Task description: The lines from the top of the material through the line with "var chart = echarts.init(document.getElementById('chart'));" are to be set down exactly. Leave the pictures out.

Data provided:
#####

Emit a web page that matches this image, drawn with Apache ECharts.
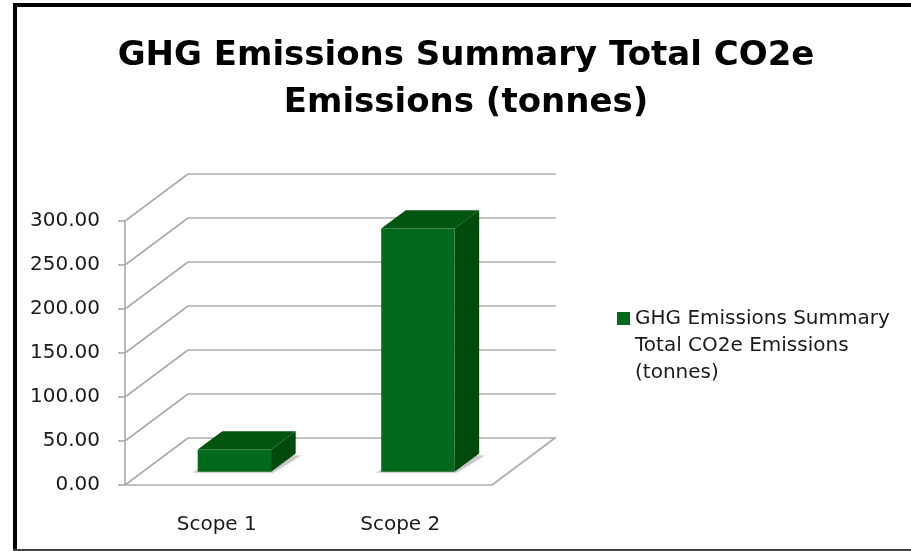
<!DOCTYPE html>
<html>
<head>
<meta charset="utf-8">
<script src="https://cdn.jsdelivr.net/npm/echarts@6/dist/echarts.min.js"></script>
<style>
html,body{margin:0;padding:0;background:#fff;}
#chart{width:911px;height:551px;}
</style>
</head>
<body>
<div id="chart"></div>
<script>
// data
var categories = ['Scope 1', 'Scope 2'];
var emissions = [25.3, 276.5];
var seriesName = 'GHG Emissions Summary Total CO2e Emissions (tonnes)';
var yMin = 0, yMax = 300, yStep = 50;
var wallTicks = [0, 50, 100, 150, 200, 250, 300];

// fake 3d depth (px)
var DX = 63, DY = -47;
var gridCol = '#adadad';
var txtFont = 'DejaVu Sans';

var chart = echarts.init(document.getElementById('chart'));

function wallItem(params, api) {
    var cs = params.coordSys;
    var y = api.coord([api.value(0), api.value(1)])[1];
    var kids = [{
        type: 'line',
        shape: {x1: cs.x, y1: y, x2: cs.x + DX, y2: y + DY},
        style: {stroke: gridCol, lineWidth: 1.7}
    }];
    // right edge of the floor
    if (api.value(1) === yMin) {
        kids.push({
            type: 'line',
            shape: {x1: cs.x + cs.width, y1: y, x2: cs.x + cs.width + DX, y2: y + DY},
            style: {stroke: gridCol, lineWidth: 1.7}
        });
    }
    return {type: 'group', children: kids};
}

function barItem(params, api) {
    var base = api.coord([api.value(0), 0]);
    var top = api.coord([api.value(0), api.value(1)]);
    var w = api.size([1, 0])[0] * 0.4;
    // bar sits a bit inside the floor depth
    var ox = DX * 0.28, oy = DY * 0.28;
    var dx = DX * 0.39, dy = DY * 0.39;
    var cx = base[0] + ox;
    var xl = cx - w / 2, xr = cx + w / 2;
    var yb = base[1] + oy, yt = top[1] + oy;
    return {
        type: 'group',
        children: [{
            type: 'polygon',
            shape: {points: [[xl - 5, yb + 1], [xr + 2, yb + 1], [xr + dx + 6, yb + dy + 2], [xl + dx, yb + dy]]},
            style: {fill: 'rgba(0,0,0,0.18)', shadowBlur: 6, shadowColor: 'rgba(0,0,0,0.4)'}
        }, {
            type: 'polygon',
            shape: {points: [[xr, yt], [xr + dx, yt + dy], [xr + dx, yb + dy], [xr, yb]]},
            style: {fill: '#004a0c'}
        }, {
            type: 'polygon',
            shape: {points: [[xl, yt], [xr, yt], [xr + dx, yt + dy], [xl + dx, yt + dy]]},
            style: {fill: '#01550f'}
        }, {
            type: 'rect',
            shape: {x: xl, y: yt, width: w, height: yb - yt},
            style: {fill: '#046a1b'}
        }]
    };
}

var option = {
    backgroundColor: '#fff',
    animation: false,
    title: {
        text: 'GHG Emissions Summary Total CO2e\nEmissions (tonnes)',
        left: 466,
        textAlign: 'center',
        top: 33,
        padding: 0,
        textStyle: {
            fontFamily: txtFont,
            fontWeight: 'bold',
            fontSize: 34,
            lineHeight: 47,
            color: '#000'
        }
    },
    legend: {
        data: [seriesName],
        left: 612,
        top: 300,
        // square sits at the top of a tall icon box so it lines up with the first text line
        icon: 'path://M0,0h13v13h-13z M13,67',
        itemWidth: 13,
        itemHeight: 67,
        formatter: function () {
            return 'GHG Emissions Summary\nTotal CO2e Emissions\n(tonnes)';
        },
        textStyle: {
            fontFamily: txtFont,
            fontSize: 20,
            lineHeight: 27,
            color: '#1a1a1a'
        }
    },
    grid: [
        {left: 125, top: 221, width: 367, height: 264},
        {left: 125 + DX, top: 221 + DY, width: 368, height: 264}
    ],
    xAxis: [{
        type: 'category',
        gridIndex: 0,
        data: categories,
        axisLine: {lineStyle: {color: gridCol, width: 1.7}},
        axisTick: {length: 7, lineStyle: {color: gridCol, width: 1.7}},
        axisLabel: {fontFamily: txtFont, fontSize: 20, color: '#1a1a1a', margin: 30}
    }, {
        type: 'category',
        gridIndex: 1,
        data: categories,
        show: false
    }],
    yAxis: [{
        type: 'value',
        gridIndex: 0,
        min: yMin, max: yMax, interval: yStep,
        axisLine: {show: true, lineStyle: {color: gridCol, width: 1.7}},
        axisTick: {show: true, length: 7, lineStyle: {color: gridCol, width: 1.7}},
        splitLine: {show: false},
        axisLabel: {
            fontFamily: txtFont, fontSize: 20, color: '#1a1a1a', margin: 25,
            formatter: function (v) { return v.toFixed(2); }
        }
    }, {
        type: 'value',
        gridIndex: 1,
        min: yMin, max: yMax, interval: yStep,
        axisLine: {show: false},
        axisTick: {show: false},
        axisLabel: {show: false},
        splitLine: {show: true, lineStyle: {color: gridCol, width: 1.7}}
    }],
    graphic: [
        {type: 'line', shape: {x1: 15, y1: 3, x2: 15, y2: 551}, style: {stroke: '#000', lineWidth: 4}},
        {type: 'line', shape: {x1: 13, y1: 5, x2: 911, y2: 5}, style: {stroke: '#000', lineWidth: 4}},
        {type: 'line', shape: {x1: 13, y1: 550, x2: 911, y2: 550}, style: {stroke: '#444', lineWidth: 2}}
    ],
    series: [{
        name: 'walls',
        type: 'custom',
        xAxisIndex: 0,
        yAxisIndex: 0,
        clip: false,
        silent: true,
        z: 1,
        renderItem: wallItem,
        data: wallTicks.map(function (v) { return [0, v]; })
    }, {
        name: seriesName,
        type: 'custom',
        xAxisIndex: 0,
        yAxisIndex: 0,
        clip: false,
        z: 5,
        itemStyle: {color: '#046a1b'},
        renderItem: barItem,
        data: emissions.map(function (v, i) { return [i, v]; })
    }]
};

chart.setOption(option);
</script>
</body>
</html>
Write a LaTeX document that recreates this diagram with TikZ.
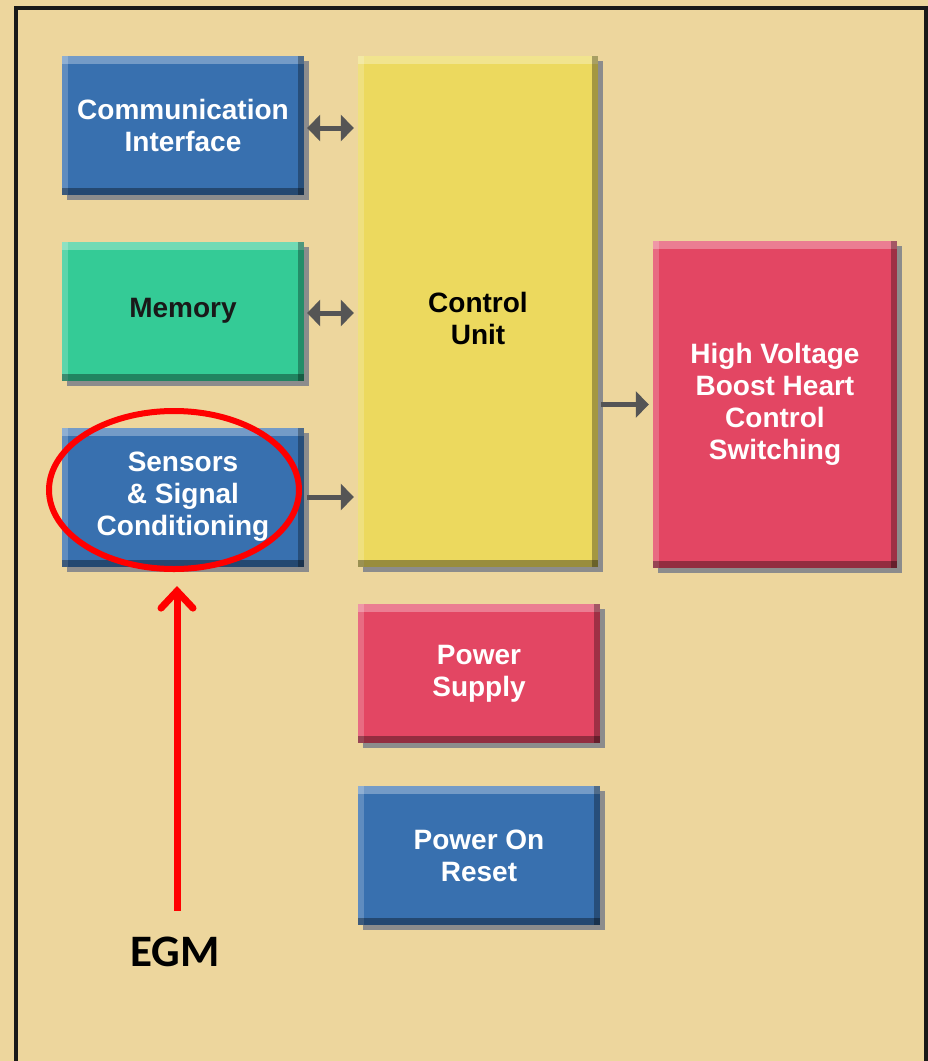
\documentclass[tikz,border=0pt]{standalone}
\usepackage{fontspec}
\setmainfont{Liberation Sans}
\newfontfamily\egmfont{Carlito}
\usetikzlibrary{arrows.meta,shapes.geometric,shadows}
\definecolor{paper}{HTML}{EDD69D}
\definecolor{cblue}{HTML}{3870AF}
\definecolor{cgreen}{HTML}{34CB96}
\definecolor{cyellow}{HTML}{ECD95E}
\definecolor{cred}{HTML}{E34663}
\definecolor{arrowgrey}{HTML}{555555}
\definecolor{egmred}{HTML}{FF0000}
\begin{document}
\begin{tikzpicture}[x=1pt,y=-1pt,
  box/.style={rectangle, inner sep=0pt, align=center,
    font=\fontsize{28}{32}\selectfont\bfseries, text=white,
    drop shadow={shadow xshift=5pt, shadow yshift=-5pt, fill=black!45, opacity=1},
    path picture={
      \fill[white, opacity=.3] (path picture bounding box.north west) rectangle ([yshift=-8pt]path picture bounding box.north east);
      \fill[white, opacity=.2] (path picture bounding box.north west) rectangle ([xshift=6pt]path picture bounding box.south west);
      \fill[black, opacity=.35] ([yshift=7pt]path picture bounding box.south west) rectangle (path picture bounding box.south east);
      \fill[black, opacity=.3] ([xshift=-6pt]path picture bounding box.north east) rectangle (path picture bounding box.south east);
    }},
  small/.style={box, minimum width=242pt, minimum height=139pt},
  link/.style={arrowgrey, line width=5pt, shorten <=3pt, shorten >=4pt,
    -{Triangle[length=13pt,width=26pt]}},
  dlink/.style={arrowgrey, line width=5pt, shorten <=3pt, shorten >=4pt,
    {Triangle[length=13pt,width=26pt]}-{Triangle[length=13pt,width=26pt]}},
]
\useasboundingbox (0,0) rectangle (928,1061);
\fill[paper] (0,0) rectangle (928,1061);
\draw[black!90, line width=4pt] (15.5,1070) -- (15.5,7.5) -- (925.5,7.5) -- (925.5,1070);

\node[small, fill=cblue] (comm) at (183,125.5) {Communication\\Interface};
\node[small, fill=cgreen, text=black!90] (mem) at (183,311) {Memory};
\node[small, fill=cblue] (sens) at (183,497) {Sensors\\\& Signal\\Conditioning};
\node[box, fill=cyellow, text=black, minimum width=240pt, minimum height=511pt,
  text depth=0pt] (ctrl) at (478,311.5) {\raisebox{4pt}{\begin{tabular}{@{}c@{}}Control\\Unit\end{tabular}}};
\node[box, fill=cred, minimum width=244pt, minimum height=327pt] (hv) at (775,404.5)
  {High Voltage\\Boost Heart\\Control\\Switching};
\node[small, fill=cred] (ps) at (479,673.5) {Power\\Supply};
\node[small, fill=cblue] (por) at (479,855.5) {Power On\\Reset};

\draw[dlink] ([yshift=-2.5pt]comm.east) -- ([yshift=-2.5pt]comm.east -| ctrl.west);
\draw[dlink] ([yshift=-2pt]mem.east) -- ([yshift=-2pt]mem.east -| ctrl.west);
\draw[link] (sens.east) -- (sens.east -| ctrl.west);
\draw[link] (hv.west -| ctrl.east) -- (hv.west);

\node[ellipse, draw=egmred, line width=6pt, minimum width=250pt, minimum height=158pt, inner sep=0pt] (circ) at (174,490) {};
\node[inner sep=0pt, font=\egmfont\bfseries\fontsize{45}{48}\selectfont] (egm) at (175,952) {EGM};
\draw[egmred, line width=7pt, shorten <=26pt, shorten >=14pt,
  -{Straight Barb[length=17pt,width=32pt,line cap=round]}] (egm.north -| 177,0) -- (circ.south -| 177,0);
\end{tikzpicture}
\end{document}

#####

Solution:
Emit a web page that matches this image, drawn with Apache ECharts.
<!DOCTYPE html>
<html>
<head>
<meta charset="utf-8">
<script src="https://cdn.jsdelivr.net/npm/echarts@6/dist/echarts.min.js"></script>
<style>
html,body{margin:0;padding:0;background:#fff;}
#chart{width:911px;height:551px;}
</style>
</head>
<body>
<div id="chart"></div>
<script>
// data
var categories = ['Scope 1', 'Scope 2'];
var emissions = [25.3, 276.5];
var seriesName = 'GHG Emissions Summary Total CO2e Emissions (tonnes)';
var yMin = 0, yMax = 300, yStep = 50;
var wallTicks = [0, 50, 100, 150, 200, 250, 300];

// fake 3d depth (px)
var DX = 63, DY = -47;
var gridCol = '#adadad';
var txtFont = 'DejaVu Sans';

var chart = echarts.init(document.getElementById('chart'));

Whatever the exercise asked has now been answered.